U szczytu kariery legendarny reżyser Alfred Hitchcock postanawia zrealizować horror zatytułowany Psychoza. Gdy hollywoodzkie studia odrzucają projekt, Hitchcock postanawia sam go sfinansować, co prowadzi do nieoczekiwanych konsekwencji w jego życiu zawodowym i prywatnym. opis dystrybutora
Po seansie z ciekawości – sięgnę po Psychozę z 1960 roku.
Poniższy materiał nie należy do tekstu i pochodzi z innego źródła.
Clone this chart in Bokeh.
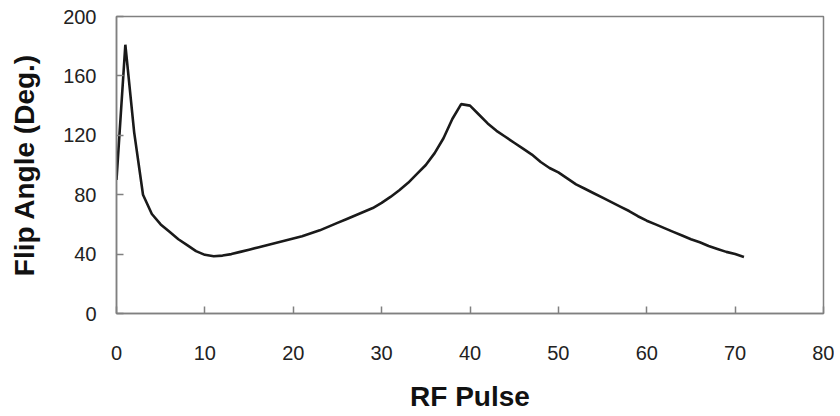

Ten film bardzo mi się podobał. Ma to coś: klimat, historie ciekawego bohatera, bardzo dobra kreacje Hopkinsa.
Oby wiecej takich biografii.
7/10
W sumie to naprawdę bałbym się sięgać po "Hitchcocha" bez znajomości "Psychozy". Może nowa biografia nie zdradza wiele elementów fabuły filmu, ale zakończenie "Psychozy" jest jednym z najbardziej zaskakujących jak dla mnie ever, dlatego każda wskazówka działa raczej negatywnie a odbiór.
No przecież legendy krążą o tym, jak Hitchcock walczył ze spojlerami: wykupił cały nakład powieści Roberta Blocha w mieście, kazał podpisywać aktorom i ekipie pełną klauzulę tajności. A film zawiera wiele spojlerów z "Psychozy".
Ale odnośnie "Hitchcocka" jestem rozczarowany. Oczywiście, nieźle zagrany, z ładną scenografią i kostiumami oraz skrupulatną charakteryzacją. Ale co z tego? Scenariusz jest miałki. Nudny, mało odkrywczy. Z Hitcha zrobiono zboczeńca, wyjaśnienie sukcesu "Psycho" wytłumaczono sceną spod prysznica. Najlepiej wypada ukazanie wkładu Almy w twórczość Alfreda.
kawał dobrego kina – świetni Hopkins i Mirren (Scarlett też nic nie brakuje ale mogę nie być obiektywna, bo ją uwielbiam we wszystkim), kapitalnie oddany klimat przełomu lat 50 i 60 ubiegłego wieku. A przy tym otoczka i smaczki powstawania "Psychozy" – czego chcieć więcej? Mocne 8/10 z mojej strony. Warto obejrzeć
Na pewno dobre, przyzwoite kino. Ciekawie przedstawiony rok z życia Hitchcocka, proces making of Psychozy. Nie brakowało wielu komediowych smaczków i właśnie taka humorystyczna tonacja najlepiej się tutaj sprawdzała. Solidnie zagrany przez weteranów kina – Hopkinsa i Mirren. Miło było zobaczyć Scarlett (jedyne czego żałuję to to, że w słynnej scenie pod prysznicem pokazała tak niewiele).
Jednak wątek pracy żony Hitcha, Almy nad adaptacją scenariusza Whitfielda Cooka naprawdę mnie zmęczył. Do tego jeszcze te imaginacje głównego bohatera z seryjnym zabójcą, który stał się pierwowzorem postaci Batesa, sprawił, że film miejscami stawał się niezdecydowany i tracił swoje temp.
Pomysłowe zakończenie sugerowałoby powstanie sequela o pracy reżysera na planie "Ptaków" :) Można by tak sądzić, gdyby nie to, że powstał już taki obraz (tego samego roku), mniej może znany, bo to produkcja telewizyjna BBC – Dziewczyna Hitchocka z Tobym Jonesem jako Hitchcockiem.
Jednak całość zdecydowanie na plus.
6+/10
Pozostałe
Niesamowicie realistycznie przedstawienie postaci przez Hopkinsa, idealnie dobrana Mirren. Film niezły i tylko niezły.